By Donke Ridhon Kahfi & Justin Huang
In 2021, Indonesia has enacted the Tax Regulation Harmonization Law (Undang-Undang tentang Harmonisasi Perpajakan / UU HPP), in which the carbon tax is stipulated in this law. We will delve deeper on how carbon tax policy is regulated and implemented. In which, The carbon tax regulation application in Indonesia should be as an environmental tax and be a form of compensation for polluting the environment. This article will discuss carbon tax policy in Indonesia and whether it is a just policy as an environmental tax. Therefore several points of discussion to answer this question includes: 1) carbon pricing in general, 2) Purpose of implementing carbon pricing/carbon tax vis-a-vis developing countries, 3) Carbon tax policy in Indonesia.
What is Carbon Pricing?
Carbon pricing is an approach to reduce carbon emissions (greenhouse gas or GHG) or an instrument used to determine the external cost of greenhouse gas emissions that uses market mechanisms to pass the cost of emitting on to emitters. The cost of emissions is the cost that the public pays for, such as damage to crops, heat waves and droughts, and loss of property from flooding and sea level rise and connects them to their sources through a price, usually in the form of a price on the carbon dioxide (CO2) emitted.

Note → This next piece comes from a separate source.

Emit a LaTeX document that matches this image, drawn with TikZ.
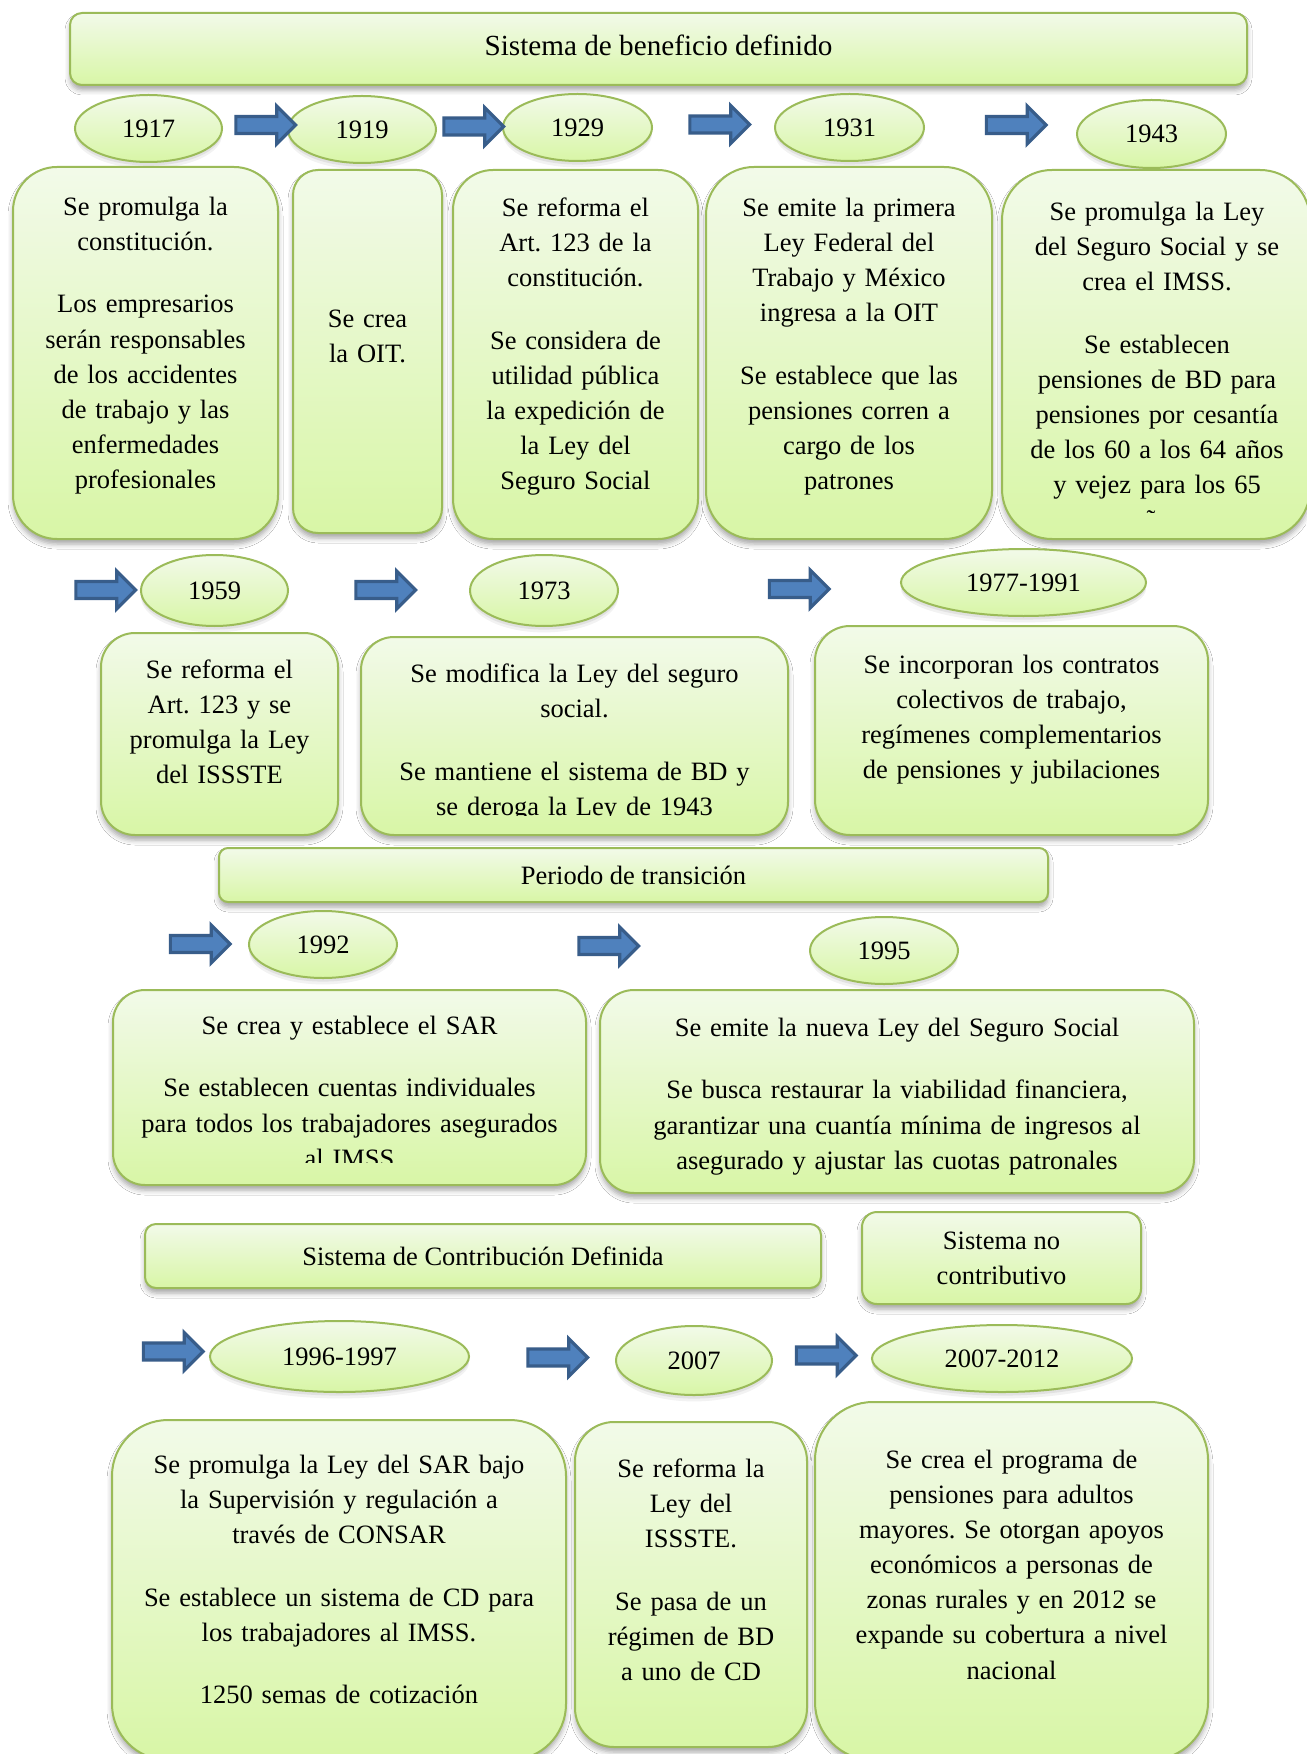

Carbon pricing can be broadly categorized into two approaches: one is a carbon tax that regulates the price of carbon; and the other is cap-and-trade. The former can send a predetermined price signal but cannot strictly control emissions, while the latter can achieve predetermined emission levels but cannot strictly control carbon price. Essentially carbon tax is a taxation of carbon emission emitted by industries, while cap-and-trade is a model in which industries are given quotas for allowed carbon emission to be emitted by each one respectively. The quotas then are transactable or tradeable, which ultimately create a “carbon market”.
Purpose of implementing carbon pricing/carbon tax vis-a-vis developing countries
Carbon taxation should have a different approach to developing countries. Carbon taxation policies for developing countries need to be followed by financial incentives for investment in low carbon technologies. Thus, carbon taxation is not simply used to collect funds similar to general taxation, especially in countries where due to lack of options must rely on industries that emit high levels of carbon. By providing incentives for investment in the development of low-carbon technologies for developing countries, the global transition and low-carbon climate will be achieved at a faster pace. Which is the main purpose of addressing the global climate change issue.
Carbon Tax Policy in Indonesia
Moving on to the discussion on Carbon Tax Policy in Indonesia, in Law No. 7 of 2021 Concerning Harmonization of Tax Regulations, the government enacted a carbon tax (UU HPP). The HPP Law’s Article 13 mandates, among other things, that carbon emissions that harm the environment must be subject to a fee. A person or business that purchases carbon goods and/or engages in activities that cause carbon emissions is the target of the carbon tax. While purchasing products or engaging in activities that result in a specific level of carbon emissions is the goal of the carbon tax, The carbon tax rate is set at a minimum of IDR 30.00/CO2e and is intended to be higher than or equal to the carbon price in the carbon market.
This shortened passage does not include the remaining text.